• GOAL
Return, exactly as written, the run of lines that begins at the line containing "Output the web" and ends at the line containing "const texDd4 = textura(8, (g,s)=>". Nothing outside that run belongs in the answer.

Records with drawing code:

-- Begin --

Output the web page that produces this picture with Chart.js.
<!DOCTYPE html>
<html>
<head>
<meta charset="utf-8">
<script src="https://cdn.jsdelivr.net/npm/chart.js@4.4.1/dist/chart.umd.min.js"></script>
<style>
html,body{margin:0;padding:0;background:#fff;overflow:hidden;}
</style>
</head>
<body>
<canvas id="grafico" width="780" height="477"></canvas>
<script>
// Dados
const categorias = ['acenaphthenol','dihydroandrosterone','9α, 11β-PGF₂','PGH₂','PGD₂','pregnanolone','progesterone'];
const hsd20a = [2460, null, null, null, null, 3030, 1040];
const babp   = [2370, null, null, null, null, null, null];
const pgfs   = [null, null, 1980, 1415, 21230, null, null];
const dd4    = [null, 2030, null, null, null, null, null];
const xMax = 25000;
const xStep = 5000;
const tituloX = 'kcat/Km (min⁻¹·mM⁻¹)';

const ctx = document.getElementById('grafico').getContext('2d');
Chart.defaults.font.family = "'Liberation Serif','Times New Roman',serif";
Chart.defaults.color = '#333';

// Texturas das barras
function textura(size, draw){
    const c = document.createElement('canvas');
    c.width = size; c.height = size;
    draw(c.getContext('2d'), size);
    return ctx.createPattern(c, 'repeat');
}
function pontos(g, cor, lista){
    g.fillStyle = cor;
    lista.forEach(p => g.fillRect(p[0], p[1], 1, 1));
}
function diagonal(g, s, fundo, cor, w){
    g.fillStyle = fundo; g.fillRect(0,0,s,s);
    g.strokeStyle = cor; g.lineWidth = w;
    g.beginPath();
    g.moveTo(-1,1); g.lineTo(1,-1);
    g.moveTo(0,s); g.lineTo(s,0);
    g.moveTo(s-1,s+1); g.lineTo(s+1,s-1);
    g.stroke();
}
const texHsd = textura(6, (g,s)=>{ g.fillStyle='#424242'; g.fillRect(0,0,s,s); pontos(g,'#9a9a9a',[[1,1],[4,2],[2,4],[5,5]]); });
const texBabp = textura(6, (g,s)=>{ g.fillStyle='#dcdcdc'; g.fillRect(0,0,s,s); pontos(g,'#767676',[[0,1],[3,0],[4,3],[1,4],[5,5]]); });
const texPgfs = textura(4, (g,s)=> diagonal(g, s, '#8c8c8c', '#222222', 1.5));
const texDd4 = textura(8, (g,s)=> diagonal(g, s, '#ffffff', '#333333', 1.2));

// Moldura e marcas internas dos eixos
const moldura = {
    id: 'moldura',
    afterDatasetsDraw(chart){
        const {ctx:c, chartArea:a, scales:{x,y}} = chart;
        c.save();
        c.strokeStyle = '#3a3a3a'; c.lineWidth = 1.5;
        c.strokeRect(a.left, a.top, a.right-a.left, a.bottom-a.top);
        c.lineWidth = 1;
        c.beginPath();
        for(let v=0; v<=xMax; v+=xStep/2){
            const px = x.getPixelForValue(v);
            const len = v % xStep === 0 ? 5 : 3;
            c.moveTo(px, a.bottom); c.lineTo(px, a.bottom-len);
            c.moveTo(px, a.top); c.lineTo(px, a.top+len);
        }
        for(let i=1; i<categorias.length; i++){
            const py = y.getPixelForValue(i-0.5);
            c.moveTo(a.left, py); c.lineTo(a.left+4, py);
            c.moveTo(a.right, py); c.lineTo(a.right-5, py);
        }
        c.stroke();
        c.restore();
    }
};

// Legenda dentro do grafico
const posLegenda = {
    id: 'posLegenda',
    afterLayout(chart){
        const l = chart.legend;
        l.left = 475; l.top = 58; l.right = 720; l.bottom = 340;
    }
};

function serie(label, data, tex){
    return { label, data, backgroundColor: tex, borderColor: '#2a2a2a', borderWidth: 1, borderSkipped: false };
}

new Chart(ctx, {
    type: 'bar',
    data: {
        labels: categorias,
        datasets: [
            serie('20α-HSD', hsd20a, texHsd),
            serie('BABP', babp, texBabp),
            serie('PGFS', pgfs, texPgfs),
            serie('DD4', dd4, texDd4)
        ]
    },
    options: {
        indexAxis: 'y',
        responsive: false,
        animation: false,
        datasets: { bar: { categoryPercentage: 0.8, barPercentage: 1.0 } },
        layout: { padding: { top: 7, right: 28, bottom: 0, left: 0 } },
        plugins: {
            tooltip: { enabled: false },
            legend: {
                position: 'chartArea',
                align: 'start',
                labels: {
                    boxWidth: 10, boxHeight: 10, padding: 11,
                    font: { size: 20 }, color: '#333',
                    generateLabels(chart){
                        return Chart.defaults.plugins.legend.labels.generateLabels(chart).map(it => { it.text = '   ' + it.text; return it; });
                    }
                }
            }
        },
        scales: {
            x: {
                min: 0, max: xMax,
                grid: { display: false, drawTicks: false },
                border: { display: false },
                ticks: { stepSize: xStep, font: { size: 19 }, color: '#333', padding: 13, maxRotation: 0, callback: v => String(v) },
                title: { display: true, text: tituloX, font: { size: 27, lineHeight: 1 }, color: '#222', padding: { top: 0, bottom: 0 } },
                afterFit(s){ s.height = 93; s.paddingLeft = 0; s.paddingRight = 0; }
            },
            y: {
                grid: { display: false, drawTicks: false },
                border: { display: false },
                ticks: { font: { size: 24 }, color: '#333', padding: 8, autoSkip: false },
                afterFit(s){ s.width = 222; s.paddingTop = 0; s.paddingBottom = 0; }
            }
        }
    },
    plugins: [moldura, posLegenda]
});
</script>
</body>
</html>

-- End --
-- Begin --

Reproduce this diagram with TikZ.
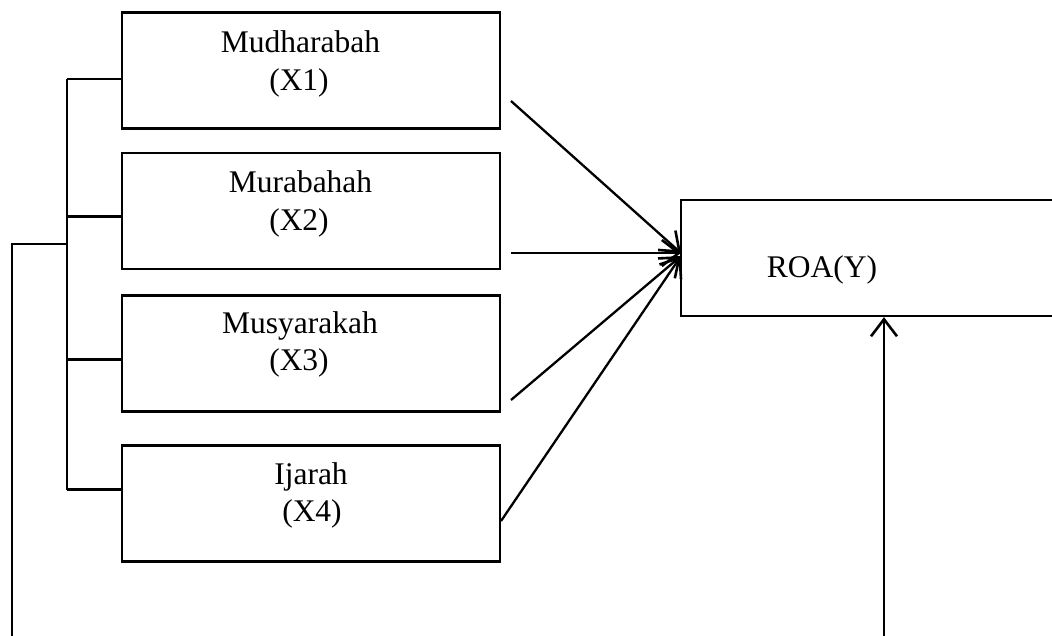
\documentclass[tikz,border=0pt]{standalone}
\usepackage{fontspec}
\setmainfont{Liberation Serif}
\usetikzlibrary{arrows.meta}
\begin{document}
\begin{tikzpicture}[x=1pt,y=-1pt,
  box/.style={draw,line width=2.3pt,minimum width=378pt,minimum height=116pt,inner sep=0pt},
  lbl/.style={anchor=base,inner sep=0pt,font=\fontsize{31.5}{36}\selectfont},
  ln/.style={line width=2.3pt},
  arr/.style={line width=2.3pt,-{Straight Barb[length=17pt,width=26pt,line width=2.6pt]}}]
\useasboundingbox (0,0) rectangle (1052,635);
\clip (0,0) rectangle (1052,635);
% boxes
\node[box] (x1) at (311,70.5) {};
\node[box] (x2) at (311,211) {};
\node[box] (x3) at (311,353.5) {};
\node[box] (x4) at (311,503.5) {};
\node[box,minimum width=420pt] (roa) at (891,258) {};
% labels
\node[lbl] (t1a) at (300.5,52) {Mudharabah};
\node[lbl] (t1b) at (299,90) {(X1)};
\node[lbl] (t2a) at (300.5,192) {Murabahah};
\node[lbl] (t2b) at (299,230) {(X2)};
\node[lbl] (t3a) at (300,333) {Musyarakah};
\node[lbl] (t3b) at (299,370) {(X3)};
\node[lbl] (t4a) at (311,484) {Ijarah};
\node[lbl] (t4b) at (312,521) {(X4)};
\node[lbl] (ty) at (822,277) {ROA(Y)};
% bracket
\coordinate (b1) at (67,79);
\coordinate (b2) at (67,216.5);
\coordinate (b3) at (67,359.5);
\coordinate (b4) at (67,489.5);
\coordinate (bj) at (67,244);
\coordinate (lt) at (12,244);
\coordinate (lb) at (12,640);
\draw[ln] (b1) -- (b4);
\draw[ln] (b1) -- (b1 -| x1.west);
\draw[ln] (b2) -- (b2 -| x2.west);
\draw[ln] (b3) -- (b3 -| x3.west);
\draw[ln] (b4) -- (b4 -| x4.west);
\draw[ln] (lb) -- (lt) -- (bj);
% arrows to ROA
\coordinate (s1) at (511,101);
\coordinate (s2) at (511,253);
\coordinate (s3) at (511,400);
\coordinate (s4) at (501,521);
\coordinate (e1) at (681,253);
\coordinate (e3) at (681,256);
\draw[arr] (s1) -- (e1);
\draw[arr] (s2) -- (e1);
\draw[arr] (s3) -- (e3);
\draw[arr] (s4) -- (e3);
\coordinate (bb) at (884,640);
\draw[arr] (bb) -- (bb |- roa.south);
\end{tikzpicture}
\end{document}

-- End --

• EXERCISE ANSWER
Output the web page that produces this picture with Chart.js.
<!DOCTYPE html>
<html>
<head>
<meta charset="utf-8">
<script src="https://cdn.jsdelivr.net/npm/chart.js@4.4.1/dist/chart.umd.min.js"></script>
<style>
html,body{margin:0;padding:0;background:#fff;overflow:hidden;}
</style>
</head>
<body>
<canvas id="grafico" width="780" height="477"></canvas>
<script>
// Dados
const categorias = ['acenaphthenol','dihydroandrosterone','9α, 11β-PGF₂','PGH₂','PGD₂','pregnanolone','progesterone'];
const hsd20a = [2460, null, null, null, null, 3030, 1040];
const babp   = [2370, null, null, null, null, null, null];
const pgfs   = [null, null, 1980, 1415, 21230, null, null];
const dd4    = [null, 2030, null, null, null, null, null];
const xMax = 25000;
const xStep = 5000;
const tituloX = 'kcat/Km (min⁻¹·mM⁻¹)';

const ctx = document.getElementById('grafico').getContext('2d');
Chart.defaults.font.family = "'Liberation Serif','Times New Roman',serif";
Chart.defaults.color = '#333';

// Texturas das barras
function textura(size, draw){
    const c = document.createElement('canvas');
    c.width = size; c.height = size;
    draw(c.getContext('2d'), size);
    return ctx.createPattern(c, 'repeat');
}
function pontos(g, cor, lista){
    g.fillStyle = cor;
    lista.forEach(p => g.fillRect(p[0], p[1], 1, 1));
}
function diagonal(g, s, fundo, cor, w){
    g.fillStyle = fundo; g.fillRect(0,0,s,s);
    g.strokeStyle = cor; g.lineWidth = w;
    g.beginPath();
    g.moveTo(-1,1); g.lineTo(1,-1);
    g.moveTo(0,s); g.lineTo(s,0);
    g.moveTo(s-1,s+1); g.lineTo(s+1,s-1);
    g.stroke();
}
const texHsd = textura(6, (g,s)=>{ g.fillStyle='#424242'; g.fillRect(0,0,s,s); pontos(g,'#9a9a9a',[[1,1],[4,2],[2,4],[5,5]]); });
const texBabp = textura(6, (g,s)=>{ g.fillStyle='#dcdcdc'; g.fillRect(0,0,s,s); pontos(g,'#767676',[[0,1],[3,0],[4,3],[1,4],[5,5]]); });
const texPgfs = textura(4, (g,s)=> diagonal(g, s, '#8c8c8c', '#222222', 1.5));
const texDd4 = textura(8, (g,s)=> diagonal(g, s, '#ffffff', '#333333', 1.2));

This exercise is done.